:: WRITTEN PROBLEM ::
For the copy, please give all of the data again exactly and leave the pictures out.

:: SUPPLIED INFORMATION ::
-----

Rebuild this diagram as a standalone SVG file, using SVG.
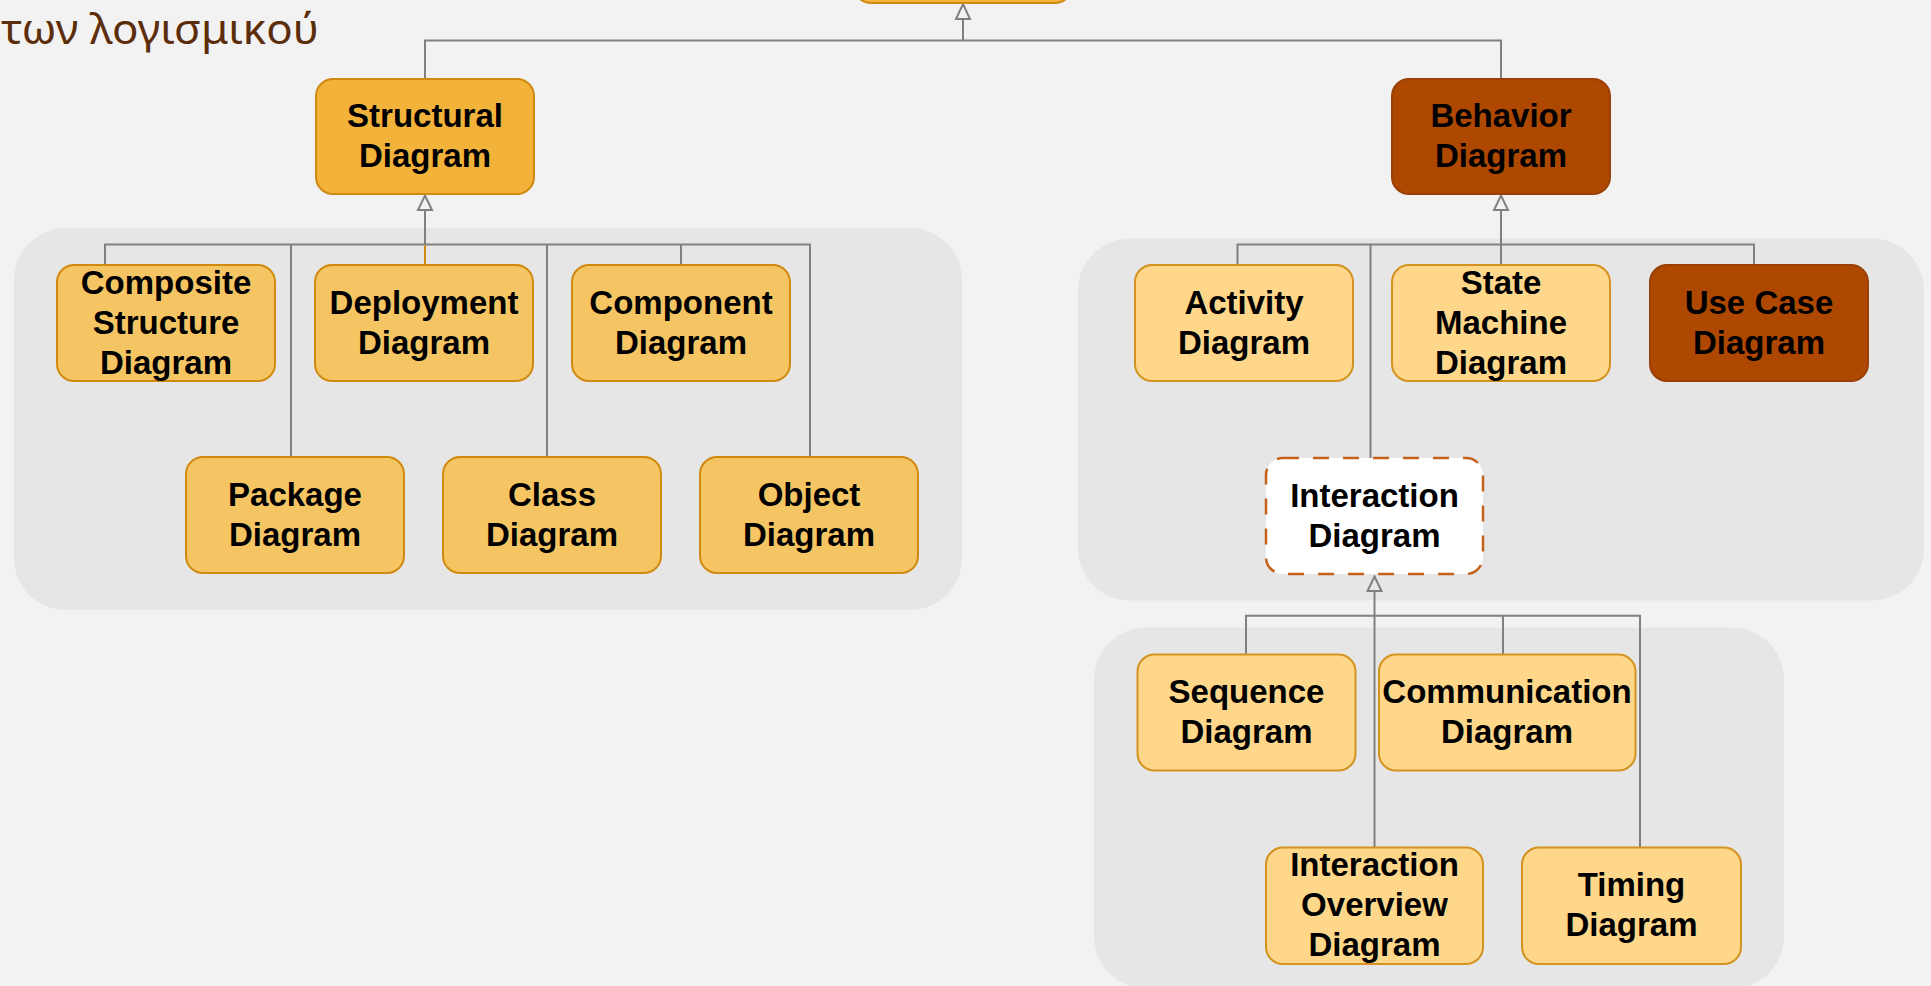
<svg xmlns="http://www.w3.org/2000/svg" width="1931" height="986" viewBox="0 0 1931 986">
<defs>
<style>
.bg{fill:#F2F2F2}
.cont{fill:#E6E6E6}
.n rect{stroke-width:2}
.main rect{fill:#F3B23A;stroke:#CF8A12}
.str rect{fill:#F5C563;stroke:#D08A10}
.beh rect{fill:#FFD78A;stroke:#D49320}
.dark rect{fill:#AE4800;stroke:#9A3F05}
.dash rect{fill:#FFFFFF;stroke:#C4621C;stroke-width:2.5;stroke-dasharray:16 14}
.n text{font-family:"Liberation Sans",Arial,sans-serif;font-weight:bold;font-size:33px;fill:#000;text-anchor:middle}
.c{fill:none;stroke:#808080;stroke-width:2}
.ah{fill:none;stroke:#808080;stroke-width:2;stroke-linejoin:miter}
.title{font-family:"Noto Sans","Open Sans",sans-serif;font-size:42px;fill:#5C2D0A}
</style>
</defs>
<rect class="bg" x="0" y="0" width="1931" height="986"/>
<text class="title" x="1" y="44" textLength="318" lengthAdjust="spacingAndGlyphs">των λογισμικού</text>
<g id="containers">
<rect class="cont" x="14" y="228" width="948" height="382" rx="52" ry="52"/>
<rect class="cont" x="1078" y="238.5" width="846" height="362" rx="52" ry="52"/>
<rect class="cont" x="1094" y="627.5" width="690" height="361" rx="52" ry="52"/>
</g>
<g id="connectors">
<path class="c" d="M963 19 V40.5 M425 79 V40.5 H1501 V79"/>
<path class="ah" d="M963 4 L970 19 L956 19 Z"/>
<path class="c" d="M425 210 V244.5 M105 265 V244.5 H810 V457 M291 244.5 V457 M547 244.5 V457 M681 244.5 V265"/>
<path d="M425 245.5 V265" fill="none" stroke="#D08A10" stroke-width="2"/>
<path class="ah" d="M425 195.5 L432 210 L418 210 Z"/>
<path class="c" d="M1501 210 V265 M1237.5 265 V244.5 H1754 V265 M1370.5 244.5 V458"/>
<path class="ah" d="M1501 195.5 L1508 210 L1494 210 Z"/>
<path class="c" d="M1374.5 591 V847.5 M1246 654.5 V615.7 H1640 V847.5 M1503 615.7 V654.5"/>
<path class="ah" d="M1374.5 576.5 L1381.5 591 L1367.5 591 Z"/>
</g>
<g id="root" class="n main"><rect x="854" y="-112" width="218" height="115" rx="17"/></g>
<g id="structural" class="n main"><rect x="316" y="79" width="218" height="115" rx="17"/><text x="425" y="126.5">Structural</text><text x="425" y="166.5">Diagram</text></g>
<g id="behavior" class="n dark"><rect x="1392" y="79" width="218" height="115" rx="17"/><text x="1501" y="126.5">Behavior</text><text x="1501" y="166.5">Diagram</text></g>
<g id="composite" class="n str"><rect x="57" y="265" width="218" height="116" rx="17"/><text x="166" y="293.5">Composite</text><text x="166" y="333.5">Structure</text><text x="166" y="373.5">Diagram</text></g>
<g id="deployment" class="n str"><rect x="315" y="265" width="218" height="116" rx="17"/><text x="424" y="313.5">Deployment</text><text x="424" y="353.5">Diagram</text></g>
<g id="component" class="n str"><rect x="572" y="265" width="218" height="116" rx="17"/><text x="681" y="313.5">Component</text><text x="681" y="353.5">Diagram</text></g>
<g id="package" class="n str"><rect x="186" y="457" width="218" height="116" rx="17"/><text x="295" y="505.5">Package</text><text x="295" y="545.5">Diagram</text></g>
<g id="class" class="n str"><rect x="443" y="457" width="218" height="116" rx="17"/><text x="552" y="505.5">Class</text><text x="552" y="545.5">Diagram</text></g>
<g id="object" class="n str"><rect x="700" y="457" width="218" height="116" rx="17"/><text x="809" y="505.5">Object</text><text x="809" y="545.5">Diagram</text></g>
<g id="activity" class="n beh"><rect x="1135" y="265" width="218" height="116" rx="17"/><text x="1244" y="313.5">Activity</text><text x="1244" y="353.5">Diagram</text></g>
<g id="statemachine" class="n beh"><rect x="1392" y="265" width="218" height="116" rx="17"/><text x="1501" y="293.5">State</text><text x="1501" y="333.5">Machine</text><text x="1501" y="373.5">Diagram</text></g>
<g id="usecase" class="n dark"><rect x="1650" y="265" width="218" height="116" rx="17"/><text x="1759" y="313.5">Use Case</text><text x="1759" y="353.5">Diagram</text></g>
<g id="interaction" class="n dash"><rect x="1266" y="458" width="217" height="116" rx="17"/><text x="1374.5" y="506.5">Interaction</text><text x="1374.5" y="546.5">Diagram</text></g>
<g id="sequence" class="n beh"><rect x="1137.5" y="654.5" width="218" height="116" rx="17"/><text x="1246.5" y="702.5">Sequence</text><text x="1246.5" y="742.5">Diagram</text></g>
<g id="communication" class="n beh"><rect x="1379" y="654.5" width="256.5" height="116" rx="17"/><text x="1507" y="702.5">Communication</text><text x="1507" y="742.5">Diagram</text></g>
<g id="interactionoverview" class="n beh"><rect x="1266" y="847.5" width="217" height="116.5" rx="17"/><text x="1374.5" y="876">Interaction</text><text x="1374.5" y="916">Overview</text><text x="1374.5" y="956">Diagram</text></g>
<g id="timing" class="n beh"><rect x="1522" y="847.5" width="219" height="116.5" rx="17"/><text x="1631.5" y="896">Timing</text><text x="1631.5" y="936">Diagram</text></g>
</svg>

-----

:: REPLY TO THE TASK ::
Rebuild this diagram as a standalone SVG file, using SVG.
<svg xmlns="http://www.w3.org/2000/svg" width="1931" height="986" viewBox="0 0 1931 986">
<defs>
<style>
.bg{fill:#F2F2F2}
.cont{fill:#E6E6E6}
.n rect{stroke-width:2}
.main rect{fill:#F3B23A;stroke:#CF8A12}
.str rect{fill:#F5C563;stroke:#D08A10}
.beh rect{fill:#FFD78A;stroke:#D49320}
.dark rect{fill:#AE4800;stroke:#9A3F05}
.dash rect{fill:#FFFFFF;stroke:#C4621C;stroke-width:2.5;stroke-dasharray:16 14}
.n text{font-family:"Liberation Sans",Arial,sans-serif;font-weight:bold;font-size:33px;fill:#000;text-anchor:middle}
.c{fill:none;stroke:#808080;stroke-width:2}
.ah{fill:none;stroke:#808080;stroke-width:2;stroke-linejoin:miter}
.title{font-family:"Noto Sans","Open Sans",sans-serif;font-size:42px;fill:#5C2D0A}
</style>
</defs>
<rect class="bg" x="0" y="0" width="1931" height="986"/>
<text class="title" x="1" y="44" textLength="318" lengthAdjust="spacingAndGlyphs">των λογισμικού</text>
<g id="containers">
<rect class="cont" x="14" y="228" width="948" height="382" rx="52" ry="52"/>
<rect class="cont" x="1078" y="238.5" width="846" height="362" rx="52" ry="52"/>
<rect class="cont" x="1094" y="627.5" width="690" height="361" rx="52" ry="52"/>
</g>
<g id="connectors">
<path class="c" d="M963 19 V40.5 M425 79 V40.5 H1501 V79"/>
<path class="ah" d="M963 4 L970 19 L956 19 Z"/>
<path class="c" d="M425 210 V244.5 M105 265 V244.5 H810 V457 M291 244.5 V457 M547 244.5 V457 M681 244.5 V265"/>
<path d="M425 245.5 V265" fill="none" stroke="#D08A10" stroke-width="2"/>
<path class="ah" d="M425 195.5 L432 210 L418 210 Z"/>
<path class="c" d="M1501 210 V265 M1237.5 265 V244.5 H1754 V265 M1370.5 244.5 V458"/>
<path class="ah" d="M1501 195.5 L1508 210 L1494 210 Z"/>
<path class="c" d="M1374.5 591 V847.5 M1246 654.5 V615.7 H1640 V847.5 M1503 615.7 V654.5"/>
<path class="ah" d="M1374.5 576.5 L1381.5 591 L1367.5 591 Z"/>
</g>
<g id="root" class="n main"><rect x="854" y="-112" width="218" height="115" rx="17"/></g>
<g id="structural" class="n main"><rect x="316" y="79" width="218" height="115" rx="17"/><text x="425" y="126.5">Structural</text><text x="425" y="166.5">Diagram</text></g>
<g id="behavior" class="n dark"><rect x="1392" y="79" width="218" height="115" rx="17"/><text x="1501" y="126.5">Behavior</text><text x="1501" y="166.5">Diagram</text></g>
<g id="composite" class="n str"><rect x="57" y="265" width="218" height="116" rx="17"/><text x="166" y="293.5">Composite</text><text x="166" y="333.5">Structure</text><text x="166" y="373.5">Diagram</text></g>
<g id="deployment" class="n str"><rect x="315" y="265" width="218" height="116" rx="17"/><text x="424" y="313.5">Deployment</text><text x="424" y="353.5">Diagram</text></g>
<g id="component" class="n str"><rect x="572" y="265" width="218" height="116" rx="17"/><text x="681" y="313.5">Component</text><text x="681" y="353.5">Diagram</text></g>
<g id="package" class="n str"><rect x="186" y="457" width="218" height="116" rx="17"/><text x="295" y="505.5">Package</text><text x="295" y="545.5">Diagram</text></g>
<g id="class" class="n str"><rect x="443" y="457" width="218" height="116" rx="17"/><text x="552" y="505.5">Class</text><text x="552" y="545.5">Diagram</text></g>
<g id="object" class="n str"><rect x="700" y="457" width="218" height="116" rx="17"/><text x="809" y="505.5">Object</text><text x="809" y="545.5">Diagram</text></g>
<g id="activity" class="n beh"><rect x="1135" y="265" width="218" height="116" rx="17"/><text x="1244" y="313.5">Activity</text><text x="1244" y="353.5">Diagram</text></g>
<g id="statemachine" class="n beh"><rect x="1392" y="265" width="218" height="116" rx="17"/><text x="1501" y="293.5">State</text><text x="1501" y="333.5">Machine</text><text x="1501" y="373.5">Diagram</text></g>
<g id="usecase" class="n dark"><rect x="1650" y="265" width="218" height="116" rx="17"/><text x="1759" y="313.5">Use Case</text><text x="1759" y="353.5">Diagram</text></g>
<g id="interaction" class="n dash"><rect x="1266" y="458" width="217" height="116" rx="17"/><text x="1374.5" y="506.5">Interaction</text><text x="1374.5" y="546.5">Diagram</text></g>
<g id="sequence" class="n beh"><rect x="1137.5" y="654.5" width="218" height="116" rx="17"/><text x="1246.5" y="702.5">Sequence</text><text x="1246.5" y="742.5">Diagram</text></g>
<g id="communication" class="n beh"><rect x="1379" y="654.5" width="256.5" height="116" rx="17"/><text x="1507" y="702.5">Communication</text><text x="1507" y="742.5">Diagram</text></g>
<g id="interactionoverview" class="n beh"><rect x="1266" y="847.5" width="217" height="116.5" rx="17"/><text x="1374.5" y="876">Interaction</text><text x="1374.5" y="916">Overview</text><text x="1374.5" y="956">Diagram</text></g>
<g id="timing" class="n beh"><rect x="1522" y="847.5" width="219" height="116.5" rx="17"/><text x="1631.5" y="896">Timing</text><text x="1631.5" y="936">Diagram</text></g>
</svg>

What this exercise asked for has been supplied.